Mrs. Hudson

plaidadder:

artemisastarte:

etaleah:

I’m sorry but this question has kept me up at night: what exactly is Mrs. Hudson’s position/status relative to Holmes and Watson?? Them paying her rent would imply that she owns the place and is therefore above them/an authority figure and yet she makes their meals, cleans their flat, and runs errands for them? And she calls them “sir” but they don’t call her “ma’am” or “madam”? Is she their servant or their landlady or what is the deal there I’m so confused.

Tagging people who seem like they have expertise in the matter, appreciate any info you can give me! @bakerstreetcrow @inevitably-johnlocked @plaidadder @i-love-the-bee-keeper Thanks 🤓 And if anyone knows of experts I missed please feel free to tag them too!

@etaleah Mrs Hudson clearly owns 221B herself, or she would not be able to let rooms in it. She is one of a relatively well-off group of independent female business-women in London owning a capital asset – the house – but needing income – Holmes and Watson’s rent – which for the suite of rooms they had could have cost anything from 4 to 15 guineas a week, but was likely to be at the lower end of that scale, since Baker Street was not the most fashionable area. For that, they get the rooms, and food: washing, coals and candles would be extra.

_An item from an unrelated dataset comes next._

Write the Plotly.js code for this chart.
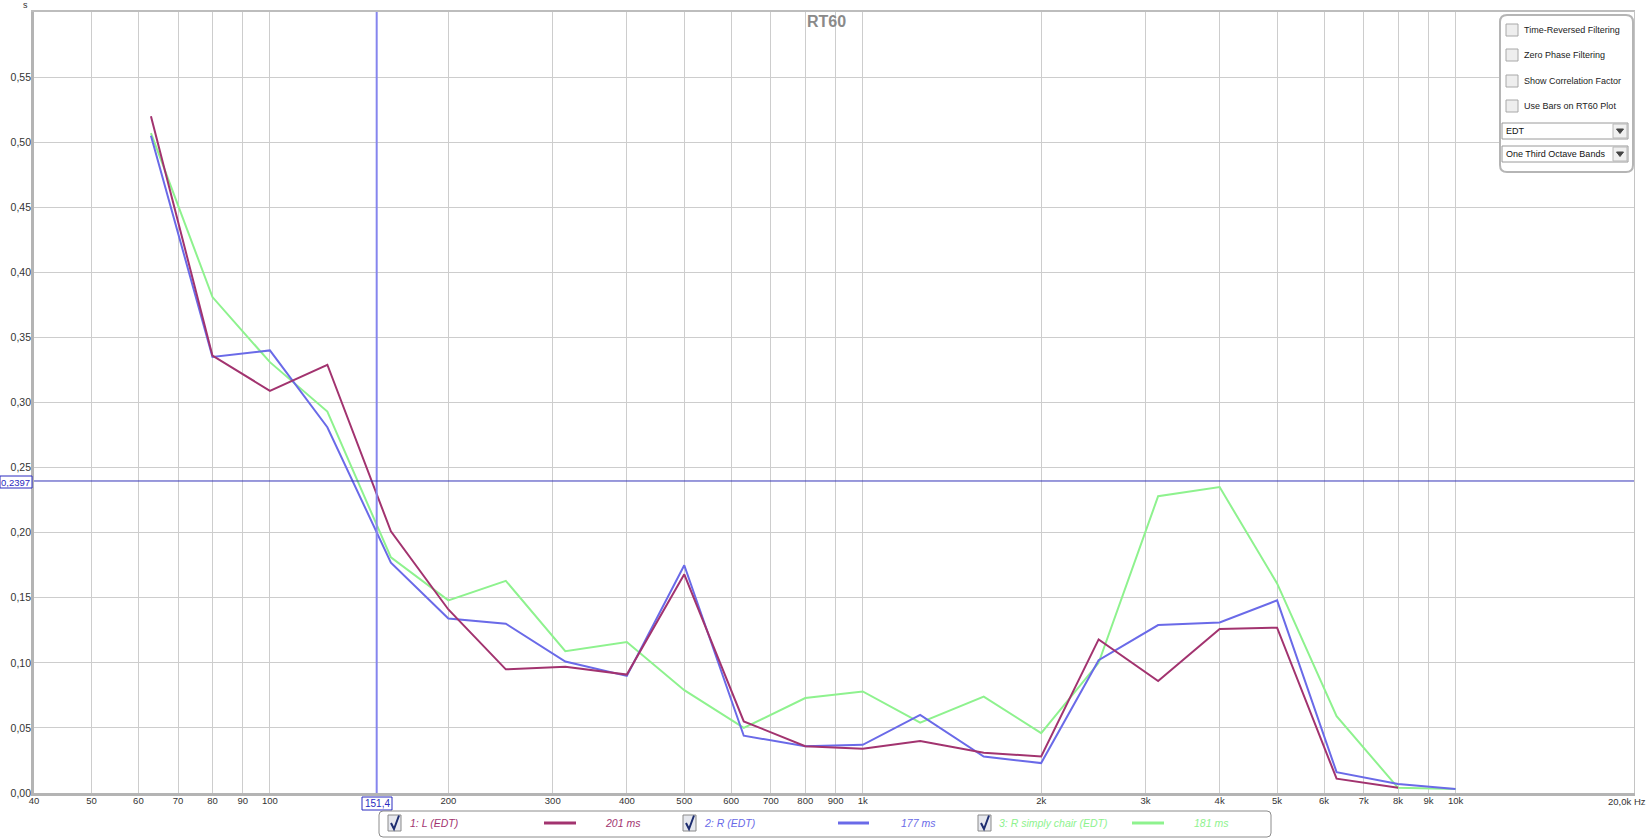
<!DOCTYPE html>
<html>
<head>
<meta charset="utf-8">
<script src="https://cdn.plot.ly/plotly-3.0.1.min.js"></script>
<style>html,body{margin:0;padding:0;background:#fff;}#chart{width:1651px;height:838px;}</style>
</head>
<body>
<div id="chart"></div>
<script>
// ---- data (one-third octave bands, EDT in seconds) ----
const freqs = [63,80,100,125,160,200,250,315,400,500,630,800,1000,1250,1600,2000,2500,3150,4000,5000,6300,8000,10000];
const edtL = [0.520,0.336,0.309,0.329,0.201,0.141,0.095,0.097,0.091,0.168,0.055,0.036,0.034,0.040,0.031,0.028,0.118,0.086,0.126,0.127,0.011,0.004];
const edtR = [0.505,0.335,0.340,0.281,0.177,0.134,0.130,0.101,0.090,0.175,0.044,0.036,0.037,0.060,0.028,0.023,0.102,0.129,0.131,0.148,0.016,0.007,0.003];
const edtChair = [0.507,0.381,0.331,0.293,0.181,0.148,0.163,0.109,0.116,0.079,0.050,0.073,0.078,0.054,0.074,0.046,0.100,0.228,0.235,0.161,0.059,0.004,0.003];
const seriesNames = ["1: L (EDT)", "2: R (EDT)", "3: R simply chair (EDT)"];
const seriesSummary = ["201 ms", "177 ms", "181 ms"];
const xTickVals = [40,50,60,70,80,90,100,200,300,400,500,600,700,800,900,1000,2000,3000,4000,5000,6000,7000,8000,9000,10000,20000];
const xTickText = ["40","50","60","70","80","90","100","200","300","400","500","600","700","800","900","1k","2k","3k","4k","5k","6k","7k","8k","9k","10k",""];
const yTickVals = [0,0.05,0.10,0.15,0.20,0.25,0.30,0.35,0.40,0.45,0.50,0.55];
const yTickText = ["0,00","0,05","0,10","0,15","0,20","0,25","0,30","0,35","0,40","0,45","0,50","0,55"];
const cursorFreq = 151.4, cursorVal = 0.2397;
const cursorFreqLabel = "151,4", cursorValLabel = "0,2397";
const panelChecks = ["Time-Reversed Filtering","Zero Phase Filtering","Show Correlation Factor","Use Bars on RT60 Plot"];
const panelDrops = ["EDT","One Third Octave Bands"];

// ---- layout helpers (pixel -> paper) ----
const L = 34, R = 1634, T = 12, B = 793;
const px = x => (x - L) / (R - L);
const py = y => (B - y) / (B - T);
const colors = ["#a2336f", "#6a6ae8", "#8ef28e"];
const FONT = "Liberation Sans, Arial, sans-serif";

const shapes = [];
const annotations = [];
function rect(x0,y0,x1,y1,line,fill,layer){
  shapes.push({type:'rect',xref:'paper',yref:'paper',x0:px(x0),x1:px(x1),y0:py(y1),y1:py(y0),
    line:line||{width:0},fillcolor:fill||'rgba(0,0,0,0)',layer:layer||'above'});
}
function path(pts,line,fill,close){
  let d = pts.map((p,i)=>(i?'L':'M')+px(p[0])+','+py(p[1])).join(' ') + (close?' Z':'');
  shapes.push({type:'path',xref:'paper',yref:'paper',path:d,line:line,fillcolor:fill||'rgba(0,0,0,0)',layer:'above'});
}
function rrect(x0,y0,x1,y1,r,line,fill){
  const X=px, Y=py;
  let d = `M${X(x0+r)},${Y(y0)} L${X(x1-r)},${Y(y0)} Q${X(x1)},${Y(y0)} ${X(x1)},${Y(y0+r)} L${X(x1)},${Y(y1-r)} Q${X(x1)},${Y(y1)} ${X(x1-r)},${Y(y1)} L${X(x0+r)},${Y(y1)} Q${X(x0)},${Y(y1)} ${X(x0)},${Y(y1-r)} L${X(x0)},${Y(y0+r)} Q${X(x0)},${Y(y0)} ${X(x0+r)},${Y(y0)} Z`;
  shapes.push({type:'path',xref:'paper',yref:'paper',path:d,line:line,fillcolor:fill||'rgba(0,0,0,0)',layer:'above'});
}
function text(t,x,y,opts){
  opts = opts||{};
  annotations.push({text:t,xref:'paper',yref:'paper',x:px(x),y:py(y),showarrow:false,
    xanchor:opts.xanchor||'left',yanchor:opts.yanchor||'middle',
    font:{family:opts.family||FONT,size:opts.size||10,color:opts.color||'#222'}});
}

// frame borders
shapes.push({type:'line',xref:'paper',yref:'paper',x0:px(32.5),x1:px(32.5),y0:py(B+2),y1:py(T-1),line:{color:'#b4b4b4',width:3},layer:'above'});
shapes.push({type:'line',xref:'paper',yref:'paper',x0:px(31),x1:px(R+1),y0:py(B+1.5),y1:py(B+1.5),line:{color:'#b4b4b4',width:3},layer:'above'});
shapes.push({type:'line',xref:'paper',yref:'paper',x0:px(31),x1:px(R+1),y0:py(T-1),y1:py(T-1),line:{color:'#bdbdbd',width:2},layer:'above'});
shapes.push({type:'line',xref:'paper',yref:'paper',x0:px(R+0.5),x1:px(R+0.5),y0:py(B),y1:py(T-1),line:{color:'#c4c4c4',width:1},layer:'above'});

// cursors (data coordinates)
shapes.push({type:'line',xref:'x',yref:'paper',x0:cursorFreq,x1:cursorFreq,y0:0,y1:1,line:{color:'#8585ee',width:2},layer:'above'});
shapes.push({type:'line',xref:'paper',yref:'y',x0:0,x1:1,y0:cursorVal,y1:cursorVal,line:{color:'#3434b8',width:1},layer:'above'});
// cursor labels
rect(0,476,32,488,{color:'#2a2ac0',width:1},'#ffffff');
text(cursorValLabel,32,482.5,{xanchor:'right',color:'#2a2ac0',size:9.5});
rect(362,797,392,810,{color:'#2a2ac0',width:1},'#ffffff');
text(cursorFreqLabel,377,803.5,{xanchor:'center',color:'#2a2ac0',size:10});

// axis extras
text("20,0k Hz",1627,802,{xanchor:'center',size:9.5,color:'#333'});
text("s",25,5,{xanchor:'center',size:9,color:'#333'});
text("<b>RT60</b>",826,22,{xanchor:'center',size:16,color:'#8a8a8a'});

// bottom legend
rrect(379,811,1271,837,4,{color:'#8c8c8c',width:1},'#ffffff');
const legendX = [[388,408,544,576,643],[683,702,838,869,938],[978,997,1132,1164,1231]];
legendX.forEach((p,i)=>{
  rect(p[0],815,p[0]+13,831,{color:'#8a8a8a',width:1},'#e6e8ee');
  path([[p[0]+3,823],[p[0]+6,829],[p[0]+11,815.5]],{color:'#1d2d70',width:2});
  text('<i>'+seriesNames[i]+'</i>',p[1],823,{color:colors[i],size:10.5});
  shapes.push({type:'line',xref:'paper',yref:'paper',x0:px(p[2]),x1:px(p[3]),y0:py(823),y1:py(823),line:{color:colors[i],width:3},layer:'above'});
  text('<i>'+seriesSummary[i]+'</i>',p[4],823,{xanchor:'right',color:colors[i],size:10.5});
});

// right control panel
rrect(1500,15,1633,172,7,{color:'#b5b5b5',width:2},'#ffffff');
const rowY = [30,55,81,106];
panelChecks.forEach((t,i)=>{
  rect(1506,rowY[i]-6,1518,rowY[i]+6,{color:'#a8a8a8',width:1},'#eeeeee');
  text(t,1522,rowY[i],{size:9,color:'#222'});
});
const dropY = [[123,139],[146,162]];
panelDrops.forEach((t,i)=>{
  const y0 = dropY[i][0], y1 = dropY[i][1];
  rect(1502,y0,1628,y1,{color:'#9a9a9a',width:1},'#ffffff');
  rect(1613,y0+1,1627,y1-1,{color:'#b8b8b8',width:1},'#f0f0f0');
  path([[1616.5,(y0+y1)/2-2],[1623.5,(y0+y1)/2-2],[1620,(y0+y1)/2+2.5]],{color:'#444',width:1},'#444',true);
  text(t,1504,(y0+y1)/2,{size:9,color:'#111'});
});

// traces (drawn from arrays)
const traces = [
  {x:freqs.slice(0,edtChair.length),y:edtChair,name:seriesNames[2],line:{color:colors[2],width:2}},
  {x:freqs.slice(0,edtR.length),y:edtR,name:seriesNames[1],line:{color:colors[1],width:2}},
  {x:freqs.slice(0,edtL.length),y:edtL,name:seriesNames[0],line:{color:colors[0],width:2}}
].map(t=>Object.assign({type:'scatter',mode:'lines',hoverinfo:'skip'},t));

const layout = {
  width:1651,height:838,
  margin:{l:L,r:1651-R,t:T,b:838-B,pad:0},
  paper_bgcolor:'#ffffff',plot_bgcolor:'#ffffff',
  showlegend:false,
  font:{family:FONT,size:10,color:'#333'},
  xaxis:{type:'log',range:[Math.log10(40),Math.log10(20000)],tickvals:xTickVals,ticktext:xTickText,
    showgrid:true,gridcolor:'#cdcdcd',gridwidth:1,zeroline:false,showline:false,ticks:'',
    tickfont:{family:FONT,size:9.5,color:'#333'},fixedrange:true},
  yaxis:{range:[0,0.6],tickvals:yTickVals,ticktext:yTickText,showgrid:true,gridcolor:'#cdcdcd',gridwidth:1,
    zeroline:false,showline:false,ticks:'',ticklabelstandoff:2,tickfont:{family:FONT,size:10.5,color:'#333'},fixedrange:true},
  shapes:shapes,annotations:annotations
};
Plotly.newPlot('chart',traces,layout,{displayModeBar:false,staticPlot:true});
</script>
</body>
</html>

How does she come to have the house?

Mrs Hudson may not be married, for starters. Older, respectable women were often called ‘Mrs’ as a courtesy title. She could have inherited the house from a father, or a husband, in which case, as a widow, or an unmarried daughter, her only opportunity to make an income would have been to let rooms, and provide housekeeping, with the help of a servant or two, for her lodgers. In this case, she would have descended the social scale: she would be a lady, who had had to go into commercial business to support herself, as she has no male protector.

It’s unlikely, but she could have bought the house, and gone into business herself: she could, for example have been gifted the money to buy it in someone’s will, perhaps the mistress of a household whose trusted family servant she had been for many years. Perhaps she was a cook: most cooks were referred to as ‘Mrs’, whatever their marital status. In this case, she would have ascended the social scale: having been in service, and therefore working class, she would have been shrewd enough to work her way up to being a property owner in her own right, and therefore middle class.

A third possibility is that she was given the house as a payoff, or parting present from a lover. There is no guarantee Mrs Hudson is respectable: if anything, her tolerance of Holmes and Watson’s Bohemian habits rather argues she’s not: she’s not fussy and horrified enough about their tobacco smoking, crime fighting and harbouring of unsavoury urchins to be a born lady come down in the world, nor as concerned about propriety as she would be if she had clawed her way up to the middle classes, and didn’t want anything dragging her down. For me, her large tolerance argues a Bohemian background herself. So if she is a former prostitute, Madame of a brothel, or rich man’s ex-mistress, turning the profits of ‘immorality’ into a solid business, then she has transcended the social scale.

So why does she call Holmes and Watson ‘Sir’?

Because that would have been the usual form of respectful address from a middle class woman (and whoever she was, she’s middle class now) to Holmes, who despite his Bohemianism is unquestionably a ‘gentleman’ and Watson, who is both an ex-army officer and a doctor. She owns the house, but they outrank her socially. She is in business: trade. Holmes is a ‘consulting detective’, perilously close to being in trade, but only because he’s stepped out of line. (Mycroft is what he should have been!). Watson is an officer, and therefore a gentleman, and a professional.

Also, they effectively provide her livelihood. She owns the asset, but they keep her in it. So they are in an employer/employee relationship, where they enable her to keep the property she owns, in exchange for her providing the property and service for them. They have the advantage technically, since they could move (although they wouldn’t, as it’s comfortable and they have a more than plain, cool business relationship) in which case, if she didn’t find a replacement she might have to sell the house.

I hope that helps!

This is beautiful, and I have nothing to add except that in “Red Circle” we discover that there appears to be some sort of landlady solidarity, and that weird behavior is up to a point sort of the norm for lodgers.